Another friend of Feld’s, Bachana Tsiklauri, helped load the heavy boxes of supplies into the minivan.

“I am simply trying to do my best as a human being,” Tsiklauri said. “That’s all we do. We help each other.”

He is not Ukrainian, nor is his family. His parents are good friends of Feld’s and hail from Georgia, a former Soviet republic on the Black Sea. Georgia was invaded by Russia in 2008, and though that war only lasted five days, Tsiklauri sees the similarities between the two conflicts. He also sees the ways in which a regional conflict can turn international if not quelled at that start.

“Just read the history,” said Tsiklauri, who is currently the village manager in Saranac Lake. “Don’t want to go back? Just help Ukraine. I mean, let’s face it, in 1939 or even in 1940, who would’ve thought that some boys from Tupper Lake and Lake Placid would find themselves in Italy … fighting Germans? Like, who would think, you know? But, it happened, didn’t it? If someone thinks that (the Adirondacks) are too far away from (the war in Ukraine), they’re wrong.”

Tyshevych hopes that Americans will keep the war in mind as time wears on and continue to aid Ukraine — even when it is no longer prevalent in the news or fashionable to do so.

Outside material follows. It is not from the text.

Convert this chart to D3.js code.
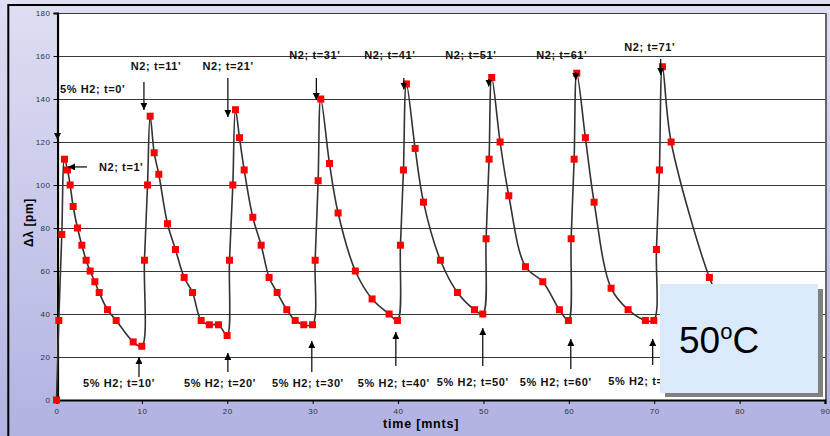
<!DOCTYPE html>
<html>
<head>
<meta charset="utf-8">
<script src="https://cdn.jsdelivr.net/npm/d3@7"></script>
<style>
  html, body { margin: 0; padding: 0; }
  body { width: 830px; height: 436px; overflow: hidden; }
  svg { display: block; font-family: "Liberation Sans", Arial, sans-serif; }
</style>
</head>
<body>
<div id="chart"></div>
<script>
// time [min] of each reading
const timeMin = [
  0, 0.27, 0.62, 0.94, 1.29, 1.6, 1.95, 2.46, 2.97, 3.47, 3.94, 4.49, 5.0, 5.97, 6.99, 8.98, 9.99,
  10.3, 10.66, 10.97, 11.44, 11.98, 13.0, 13.93, 14.95, 15.93, 16.94, 17.9, 18.97, 19.98,
  20.26, 20.65, 20.96, 21.43, 21.98, 22.99, 23.97, 24.9, 25.84, 26.97, 27.95, 28.96, 29.98,
  30.29, 30.64, 30.95, 31.97, 32.98, 35.0, 36.96, 38.95, 39.93,
  40.28, 40.63, 40.98, 42.0, 42.98, 44.96, 46.96, 48.95, 49.92,
  50.31, 50.66, 50.97, 51.95, 52.97, 54.92, 56.95, 58.9, 59.95,
  60.27, 60.62, 60.93, 61.94, 62.96, 64.95, 66.94, 68.97, 69.95,
  70.26, 70.61, 70.96, 71.98, 76.46, 78
];
// wavelength shift [pm]
const shiftPm = [
  0, 37, 77, 112, 107, 100, 90, 80, 72, 65, 60, 55, 50, 42, 37, 27, 25,
  65, 100, 132, 115, 105, 82, 70, 57, 50, 37, 35, 35, 30,
  65, 100, 135, 122, 107, 85, 72, 57, 50, 42, 37, 35, 35,
  65, 102, 140, 110, 87, 60, 47, 40, 37,
  72, 107, 147, 117, 92, 65, 50, 42, 40,
  75, 112, 150, 120, 95, 62, 55, 42, 37,
  75, 112, 152, 122, 92, 52, 42, 37, 37,
  70, 107, 155, 120, 57, 44
];

const xTicks = [0, 10, 20, 30, 40, 50, 60, 70, 80, 90];
const yTicks = [0, 20, 40, 60, 80, 100, 120, 140, 160, 180];

// gas switch labels
const n2Labels = ["N2; t=11'", "N2; t=21'", "N2; t=31'", "N2; t=41'", "N2; t=51'", "N2; t=61'", "N2; t=71'"];
const n2LabelAt = [[11.65, 155.3], [20.1, 155.3], [30.26, 160.5], [39.04, 160.5], [48.52, 160.5], [59.17, 160.5], [69.47, 164.2]];
const n2Arrows = [[10.24, 147.9, 134.9], [20.07, 149.8, 131.6], [30.43, 149.8, 139.5], [40.68, 149.8, 144.4],
  [50.62, 149.3, 145.8], [60.81, 152.6, 148.8], [70.76, 158.6, 151.2]];

const h2Labels = ["5% H2; t=10'", "5% H2; t=20'", "5% H2; t=30'", "5% H2; t=40'", "5% H2; t=50'", "5% H2; t=60'", "5% H2; t=70'"];
const h2LabelAt = [[7.32, 7.9], [19.14, 7.9], [29.44, 7.9], [39.5, 7.9], [48.75, 8.4], [58.47, 8.4], [68.83, 8.8]];
const h2Arrows = [[9.66, 10.7, 20], [20.07, 13, 21.9], [29.9, 13, 27.4], [39.74, 15.8, 31.6],
  [49.92, 15.8, 33.5], [60.23, 14.4, 28.4], [69.82, 16.3, 28.4]];

const width = 830, height = 436;

const svg = d3.select('#chart')
  .append('svg')
  .attr('width', width)
  .attr('height', height);

const defs = svg.append('defs');
const grad = defs.append('linearGradient')
  .attr('id', 'bg')
  .attr('x1', 0).attr('y1', 0).attr('x2', 0).attr('y2', 1);
grad.append('stop').attr('offset', 0).attr('stop-color', '#dedff3');
grad.append('stop').attr('offset', 1).attr('stop-color', '#b2b2e3');

defs.append('marker')
  .attr('id', 'head')
  .attr('viewBox', '0 0 10 10')
  .attr('refX', 10).attr('refY', 5)
  .attr('markerWidth', 7).attr('markerHeight', 7)
  .attr('markerUnits', 'userSpaceOnUse')
  .attr('orient', 'auto')
  .append('path')
  .attr('d', 'M0,0L10,5L0,10Z')
  .attr('fill', '#000');

svg.append('rect').attr('width', width).attr('height', height).attr('fill', 'url(#bg)');
// outer frame
svg.append('rect')
  .attr('x', 8.3).attr('y', 5)
  .attr('width', 840).attr('height', 450)
  .attr('fill', 'none').attr('stroke', '#000').attr('stroke-width', 2);

const x = d3.scaleLinear().domain([0, 90]).range([56.5, 825]);
const y = d3.scaleLinear().domain([0, 180]).range([400, 13]);

// plot area
svg.append('rect')
  .attr('x', x(0)).attr('y', y(180))
  .attr('width', x(90) - x(0)).attr('height', y(0) - y(180))
  .attr('fill', '#fff');
svg.append('line')
  .attr('x1', x(90) + 1).attr('x2', x(90) + 1)
  .attr('y1', y(180)).attr('y2', y(0))
  .attr('stroke', '#666').attr('stroke-width', 2);

// grid
svg.append('g')
  .selectAll('line')
  .data(yTicks.slice(1))
  .join('line')
  .attr('x1', x(0)).attr('x2', x(90))
  .attr('y1', d => Math.round(y(d)) + 0.5).attr('y2', d => Math.round(y(d)) + 0.5)
  .attr('stroke', '#3a3a3a').attr('stroke-width', 1);

// axes
const yAxis = svg.append('g')
  .attr('transform', `translate(${x(0) + 1},0)`)
  .call(d3.axisLeft(y).tickValues(yTicks).tickSize(4).tickPadding(3));
const xAxis = svg.append('g')
  .attr('transform', `translate(0,${y(0)})`)
  .call(d3.axisBottom(x).tickValues(xTicks).tickSize(4).tickPadding(4));
[yAxis, xAxis].forEach(g => {
  g.select('.domain').attr('stroke', '#000').attr('stroke-width', 2.2);
  g.selectAll('.tick line').attr('stroke', '#000');
  g.selectAll('.tick text')
    .attr('fill', '#333')
    .style('font-size', '8px')
    .style('letter-spacing', '0.5px');
});

// series
const pts = timeMin.map((t, i) => ({ t: t, v: shiftPm[i] }));
const line = d3.line()
  .x(d => x(d.t))
  .y(d => y(d.v))
  .curve(d3.curveCatmullRom.alpha(0.5));

svg.append('path')
  .datum(pts)
  .attr('d', line)
  .attr('fill', 'none')
  .attr('stroke', '#333')
  .attr('stroke-width', 1.6);

svg.append('g')
  .selectAll('rect')
  .data(pts)
  .join('rect')
  .attr('x', d => x(d.t) - 3.5)
  .attr('y', d => y(d.v) - 3.5)
  .attr('width', 7).attr('height', 7)
  .attr('fill', '#ff0000');

// annotations
const ann = svg.append('g')
  .style('font-size', '11px')
  .style('font-weight', 'bold')
  .style('letter-spacing', '0.6px')
  .attr('fill', '#111');

function vArrow(a) {
  ann.append('line')
    .attr('x1', x(a[0])).attr('x2', x(a[0]))
    .attr('y1', y(a[1])).attr('y2', y(a[2]))
    .attr('stroke', '#000').attr('stroke-width', 1.2)
    .attr('marker-end', 'url(#head)');
}

n2Labels.forEach((s, i) => {
  ann.append('text')
    .attr('x', x(n2LabelAt[i][0])).attr('y', y(n2LabelAt[i][1]))
    .attr('text-anchor', 'middle').attr('dy', '0.35em')
    .text(s);
  vArrow(n2Arrows[i]);
});
h2Labels.forEach((s, i) => {
  ann.append('text')
    .attr('x', x(h2LabelAt[i][0])).attr('y', y(h2LabelAt[i][1]))
    .attr('text-anchor', 'middle').attr('dy', '0.35em')
    .text(s);
  vArrow(h2Arrows[i]);
});

// start of run
ann.append('text')
  .attr('x', x(0.41)).attr('y', y(144.7)).attr('dy', '0.35em')
  .text("5% H2; t=0'");
vArrow([0.12, 138.1, 120.9]);
ann.append('text')
  .attr('x', x(4.97)).attr('y', y(108.4)).attr('dy', '0.35em')
  .text("N2; t=1'");
ann.append('line')
  .attr('x1', x(3.57)).attr('x2', x(1.35))
  .attr('y1', y(108.4)).attr('y2', y(108.4))
  .attr('stroke', '#000').attr('stroke-width', 1.2)
  .attr('marker-end', 'url(#head)');

// axis titles
svg.append('text')
  .attr('transform', `translate(33,${y(90) + 16}) rotate(-90)`)
  .attr('text-anchor', 'middle')
  .style('font-size', '12px').style('font-weight', 'bold')
  .style('letter-spacing', '0.6px')
  .text('Δλ [pm]');
svg.append('text')
  .attr('x', x(42.7)).attr('y', 428)
  .attr('text-anchor', 'middle')
  .style('font-size', '12.5px').style('font-weight', 'bold')
  .style('letter-spacing', '0.8px')
  .text('time [mnts]');

// temperature box
const box = svg.append('g');
box.append('rect')
  .attr('x', 665).attr('y', 289).attr('width', 158).attr('height', 108)
  .attr('fill', '#808080');
box.append('rect')
  .attr('x', 660).attr('y', 284).attr('width', 158).attr('height', 109)
  .attr('fill', '#dbeafb');
const temp = box.append('text')
  .attr('x', 679).attr('y', 353)
  .style('font-size', '37px')
  .attr('fill', '#000');
temp.append('tspan').text('50');
temp.append('tspan').attr('dy', -14).style('font-size', '22px').text('o');
temp.append('tspan').attr('dy', 14).text('C');
</script>
</body>
</html>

“I think people just need to remember that there is still a war going on,” Tyshevych said. “I get asked so many times, so often, ‘Oh, is there a war still going on in Ukraine?’ People say, ‘Is that still going on in Ukraine?’ Yes, people, it is. People are dying every single day — soldiers, civilians, everyone is still dying and scared every single day. So, just because it’s not on the news 24/7 anymore doesn’t mean it’s not happening anymore. I wish people were doing research and reading about it on their own. Just because it’s not on TV 24/7 anymore doesn’t mean it’s over.”